The bottom answer especially states that "blockdev --flushbufs may still be required if there is a large write cache and you're disconnecting the device immediately after"
The hpdarm utility has a parameter for syncing and flushing device buffers themselves. Seems like all three should be done for a complete flush at all levels.
I'd be curious how well it actually correlates. It would be hard to make the most performant system that's always consistent with flushed data but there are probably a lot of firmwares out there with untested performance ideas, etc.
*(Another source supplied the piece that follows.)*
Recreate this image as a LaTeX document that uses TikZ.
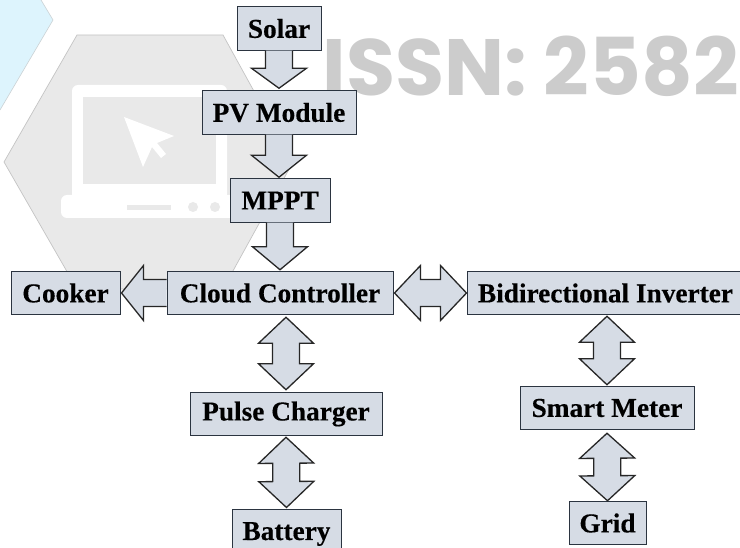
\documentclass[tikz,border=0pt]{standalone}
\usepackage{fontspec}
\setmainfont[BoldFeatures={FakeBold=0.3}]{Liberation Serif}
\newfontfamily\wmfont[BoldFont={Poppins Bold}]{Poppins}
\usetikzlibrary{calc}
\definecolor{boxfill}{HTML}{D6DCE5}
\definecolor{boxline}{HTML}{2B3440}
\definecolor{hexgray}{HTML}{E9E9E9}
\definecolor{hexedge}{HTML}{C4C4C4}
\definecolor{wmgray}{HTML}{CCCCCC}
\definecolor{hexblue}{HTML}{DDF4FD}
\tikzset{
  x=1pt,y=-1pt,
  blockbox/.style={draw=boxline,fill=boxfill,line width=1pt,inner sep=0pt,minimum height=43.5pt,
    font=\fontsize{27.3pt}{30pt}\selectfont\bfseries,text=black},
  fat/.style={draw=black!85,fill=boxfill,line width=1.3pt,line join=miter},
}
% #1 tail, #2 tip, #3 head length, one-way block arrow
\newcommand{\fatone}[3]{%
  \coordinate (hb) at ($(#2)!#3pt!(#1)$);
  \draw[fat] ($(#1)!13.5pt!90:(#2)$) -- ($(hb)!13.5pt!90:(#2)$) -- ($(hb)!27.5pt!90:(#2)$) -- (#2)
    -- ($(hb)!27.5pt!-90:(#2)$) -- ($(hb)!13.5pt!-90:(#2)$) -- ($(#1)!13.5pt!-90:(#2)$);
}
% #1 tip, #2 tip, #3 head length, two-way block arrow
\newcommand{\fattwo}[3]{%
  \coordinate (ha) at ($(#1)!#3pt!(#2)$);
  \coordinate (hb) at ($(#2)!#3pt!(#1)$);
  \draw[fat] (#1) -- ($(ha)!27.5pt!90:(#2)$) -- ($(ha)!13.5pt!90:(#2)$) -- ($(hb)!13.5pt!-90:(#1)$)
    -- ($(hb)!27.5pt!-90:(#1)$) -- (#2) -- ($(hb)!27.5pt!90:(#1)$) -- ($(hb)!13.5pt!90:(#1)$)
    -- ($(ha)!13.5pt!-90:(#2)$) -- ($(ha)!27.5pt!-90:(#2)$) -- cycle;
}
\begin{document}
\begin{tikzpicture}
\useasboundingbox (0,0) rectangle (740,548);
\clip (0,0) rectangle (740,548);
% background watermark
\fill[white] (0,0) rectangle (740,548);
\fill[hexblue] (0,0) -- (41,0) -- (53,20) -- (0,110) -- cycle;
\draw[hexedge!70!hexblue,line width=0.6pt] (41,0) -- (53,20) -- (0,110);
\filldraw[fill=hexgray,draw=hexedge,line width=0.7pt] (77,35) -- (223,35) -- (293,162) -- (223,289) -- (77,289) -- (4,162) -- cycle;
\fill[white,rounded corners=6pt] (72,85) rectangle (227,200);
\fill[white,rounded corners=6pt] (61,195) rectangle (240,218);
\fill[hexgray] (83,97) rectangle (216,184);
\fill[white] (124,117) -- (174,136) -- (157,143) -- (166,154) -- (161,158) -- (152,147) -- (143,167) -- cycle;
\fill[hexgray] (127,205) rectangle (171,210);
\fill[hexgray] (193,207) circle (5);
\fill[hexgray] (215,207) circle (5);
\node[anchor=base west,inner sep=0pt,text=wmgray,font=\wmfont\bfseries\fontsize{79.8pt}{80pt}\selectfont] (wm) at (322.5,96) {ISSN: 2582};
% blocks
\node[blockbox,minimum width=84pt]  (solar) at (279,28.5) {Solar};
\node[blockbox,minimum width=154pt] (pv)    at (279,112.5) {PV Module};
\node[blockbox,minimum width=100pt] (mppt)  at (280,200.5) {MPPT};
\node[blockbox,minimum width=226pt] (cc)    at (280,293) {Cloud Controller};
\node[blockbox,minimum width=109pt] (cook)  at (65.5,293) {Cooker};
\node[blockbox,minimum width=277pt] (inv)   at (605.5,293) {Bidirectional Inverter};
\node[blockbox,minimum width=192pt] (pc)    at (286,414) {Pulse Charger};
\node[blockbox,minimum width=109pt,minimum height=50pt] (bat) at (286.5,534) {Battery};
\node[blockbox,minimum width=174pt] (sm)    at (607,408) {Smart Meter};
\node[blockbox,minimum width=77pt]  (grid)  at (607.5,523) {Grid};
% connector ends
\coordinate (a1) at (solar.south);
\coordinate (a2) at ($(pv.north)+(0,-2)$);
\coordinate (b1) at (pv.south);
\coordinate (b2) at ($(mppt.north)+(-1,-1)$);
\coordinate (c1) at (mppt.south);
\coordinate (c2) at ($(cc.north)+(0,-1)$);
\coordinate (d1) at (cc.west);
\coordinate (d2) at ($(cook.east)+(1,0)$);
\coordinate (e1) at ($(cc.east)+(1,0)$);
\coordinate (e2) at (inv.west);
\coordinate (f1) at ($(cc.south -| pc.north)+(0,2)$);
\coordinate (f2) at ($(pc.north)+(0,-2)$);
\coordinate (g1) at ($(pc.south)+(0,1)$);
\coordinate (g2) at ($(bat.north)+(0,-1)$);
\coordinate (h1) at ($(inv.south -| sm.north)+(0,1)$);
\coordinate (h2) at ($(sm.north)+(0,-1)$);
\coordinate (i1) at ($(sm.south)+(0,3)$);
\coordinate (i2) at (grid.north);
% connectors
\fatone{a1}{a2}{20}
\fatone{b1}{b2}{22}
\fatone{c1}{c2}{23}
\fatone{d1}{d2}{22}
\fattwo{e1}{e2}{26}
\fattwo{f1}{f2}{26}
\fattwo{g1}{g2}{26}
\fattwo{h1}{h2}{26}
\fattwo{i1}{i2}{25}
\end{tikzpicture}
\end{document}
We're talking about scenarios where the drives report (untruthfully) that the data has been committed to non-volatile storage _before_ the power is removed
Not scenarios where the data is in the cache when the power drops and the drive is expected to write out the cache with internal power alone.
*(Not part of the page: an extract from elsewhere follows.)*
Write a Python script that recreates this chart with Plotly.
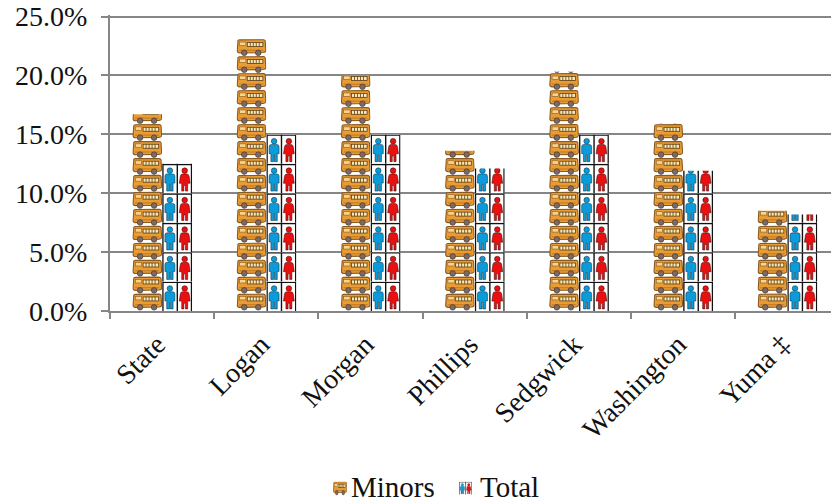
import base64
import plotly.graph_objects as go

categories = ["State", "Logan", "Morgan", "Phillips", "Sedgwick", "Washington", "Yuma ‡"]
minors = [16.7, 23.1, 20.0, 13.6, 20.3, 15.9, 8.5]
total = [12.5, 15.0, 15.0, 12.1, 15.0, 11.9, 8.2]
y_ticks = [0, 5, 10, 15, 20, 25]
y_labels = ["0.0%", "5.0%", "10.0%", "15.0%", "20.0%", "25.0%"]

BUS_UNIT = 1.44
PERSON_UNIT = 2.5
FONT = "Liberation Serif"
GREY = "#868686"

BUS = (
    '<g transform="translate(0,-.7)">'
    '<path d="M1.6 3.2Q1.2 1 3.4 1L27 .8Q29.4 1 29 3.6L29.6 11.8Q29.4 13.6 27 13.7L3.4 14.1Q1 14 1 12Z" '
    'fill="#E99B34" stroke="#8A5A20" stroke-width="1.1"/>'
    '<rect x="3.2" y="3.2" width="6.4" height="3.4" fill="#F7D58E" stroke="#8A5A20" stroke-width=".6"/>'
    '<rect x="11" y="3.6" width="15.6" height="4" fill="#F8E8B6" stroke="#5E3D12" stroke-width=".8"/>'
    '<path d="M14 3.6V7.6M17 3.6V7.6M20 3.6V7.6M23 3.6V7.6" stroke="#5E3D12" stroke-width=".8"/>'
    '<path d="M3 11.4H27" stroke="#B5701F" stroke-width=".8"/>'
    '<circle cx="8" cy="14" r="2.8" fill="#7D6A62" stroke="#4B3A30" stroke-width=".7"/>'
    '<circle cx="22" cy="14" r="2.8" fill="#7D6A62" stroke="#4B3A30" stroke-width=".7"/>'
    '</g>'
)
PERSON = (
    '<rect width="30" height="29.5" fill="#fff"/>'
    '<path d="M.8 29.5V.8H29.4V29.5M15.2 .8V29.5" fill="none" stroke="#111" stroke-width="1.4"/>'
    '<circle cx="7.8" cy="6.9" r="2.8" fill="#0A9BD8" stroke="#123" stroke-width=".5"/>'
    '<path d="M5 10.2H10.6Q12.8 10.2 12.8 12.4V19.4H11V27.4H8.2V20.6H7.4V27.4H4.6V19.4H2.8V12.4Q2.8 10.2 5 10.2Z" '
    'fill="#0A9BD8" stroke="#123" stroke-width=".5"/>'
    '<circle cx="22.6" cy="6.9" r="2.8" fill="#E81010" stroke="#300" stroke-width=".5"/>'
    '<path d="M20.4 10.2H24.8Q26.8 10.4 27 12.4L28 19.6H25.6V27.4H23.4V21.8H21.8V27.4H19.6V19.6H17.2L18.2 12.4Q18.4 10.4 20.4 10.2Z" '
    'fill="#E81010" stroke="#300" stroke-width=".5"/>'
)


def uri(svg):
    return "data:image/svg+xml;base64," + base64.b64encode(svg.encode()).decode()


def stacked(art, unit_h, value, unit):
    """Repeat a pictogram bottom-up for `value`, cropping the last one."""
    h = value / unit * unit_h
    n = int(value / unit) + 1
    body = "".join(
        f'<g transform="translate(0,{-(k + 1) * unit_h:.3f})">{art}</g>' for k in range(n)
    )
    return uri(
        f'<svg xmlns="http://www.w3.org/2000/svg" width="30" height="{h:.2f}" '
        f'viewBox="0 {-h:.3f} 30 {h:.3f}" preserveAspectRatio="none">{body}</svg>'
    )


def icon(art, w, h):
    return uri(
        f'<svg xmlns="http://www.w3.org/2000/svg" width="{w}" height="{h}" '
        f'viewBox="0 0 {w} {h}">{art}</svg>'
    )


fig = go.Figure()
clear = "rgba(0,0,0,0)"
fig.add_bar(x=categories, y=minors, name="Minors", marker=dict(color=clear, line_width=0))
fig.add_bar(x=categories, y=total, name="Total", marker=dict(color=clear, line_width=0))

BAR = 0.288
images = []
for i, (m, t) in enumerate(zip(minors, total)):
    images.append(dict(source=stacked(BUS, 17.0, m, BUS_UNIT), xref="x", yref="y", x=i - BAR, y=m,
                       sizex=BAR, sizey=m, xanchor="left", yanchor="top",
                       sizing="stretch", layer="above"))
    images.append(dict(source=stacked(PERSON, 29.5, t, PERSON_UNIT), xref="x", yref="y", x=i, y=t,
                       sizex=BAR, sizey=t, xanchor="left", yanchor="top",
                       sizing="stretch", layer="above"))

# Plot area: 295 px for 0-25 %, plus 1.5 px headroom so that the 25 % gridline is drawn.
PW, PH, L, B = 721, 296.5, 110, 311
for art, w, h, px, py, sw, sh in [(BUS, 30, 17, 333, 482, 14, 14), (PERSON, 30, 29.5, 459, 482, 13, 13)]:
    images.append(dict(source=icon(art, w, h), xref="paper", yref="paper",
                       x=(px - L) / PW, y=(B - py) / PH, sizex=sw / PW, sizey=sh / PH,
                       xanchor="left", yanchor="top", sizing="stretch", layer="above"))

fig.update_layout(
    width=831, height=502,
    margin=dict(l=L, r=0, t=14.5, b=191, autoexpand=False),
    paper_bgcolor="white", plot_bgcolor="white",
    barmode="group", bargap=0.423, bargroupgap=0,
    font=dict(family=FONT, size=28, color="#111"),
    images=images,
    showlegend=True,
    legend=dict(orientation="h", xref="paper", yref="paper",
                x=(311 - L) / PW, y=(B - 461) / PH, xanchor="left", yanchor="top",
                font=dict(family=FONT, size=29, color="#111"), bgcolor=clear,
                entrywidth=84, entrywidthmode="pixels",
                itemclick=False, itemdoubleclick=False),
    xaxis=dict(type="category", range=[-0.5, 6.42], tickson="boundaries", tickangle=-45,
               tickmode="array", tickvals=categories, ticktext=[c + "\u00a0" for c in categories],
               showline=True, linecolor=GREY, linewidth=2, ticks="outside", tickcolor=GREY,
               tickwidth=2, ticklen=6, showgrid=False, automargin=False, ticklabelstandoff=-1),
    yaxis=dict(range=[0, 25 + 1.5 / 11.8], tickmode="array", tickvals=y_ticks, ticktext=y_labels,
               showline=True,
               linecolor=GREY, linewidth=2, ticks="outside", tickcolor=GREY, tickwidth=2,
               ticklen=7, showgrid=True, gridcolor=GREY, gridwidth=2, zeroline=False,
               automargin=False, ticklabelstandoff=8),
)
fig.write_html("out.html", config={"displayModeBar": False},
               post_script="document.body.style.margin='0';")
The second scenario is what's standard in enterprise class drives used with RAID controllers, the controller reports 'committed' to the OS and _then_ commits the data, it can do this because the path to nonvoltatile storage downstream of the controller has redundant power (the raid controller has a battery backup and the disks have their own battery backups, as well as control logic that guarantees data in the cache makes it to nonvolatile if the power drops out)
The first scenario is for consumer disks, they don't report 'committed' until the data is actually committed. That makes them a whole assload slower. (Unless they lie.)
Looking up the definitions of write-back vs write-thru caching will help you out here
The Flush command shall commit data and metadata associated with the specified namespace(s) to non-volatile media. The flush applies to all commands completed prior to the submission of the Flush command.
No. One is a lie. The other is an attempt at fault tolerance. The later will not claim something that isn’t true, but it will try to do what you want, as a user, as a nice gesture.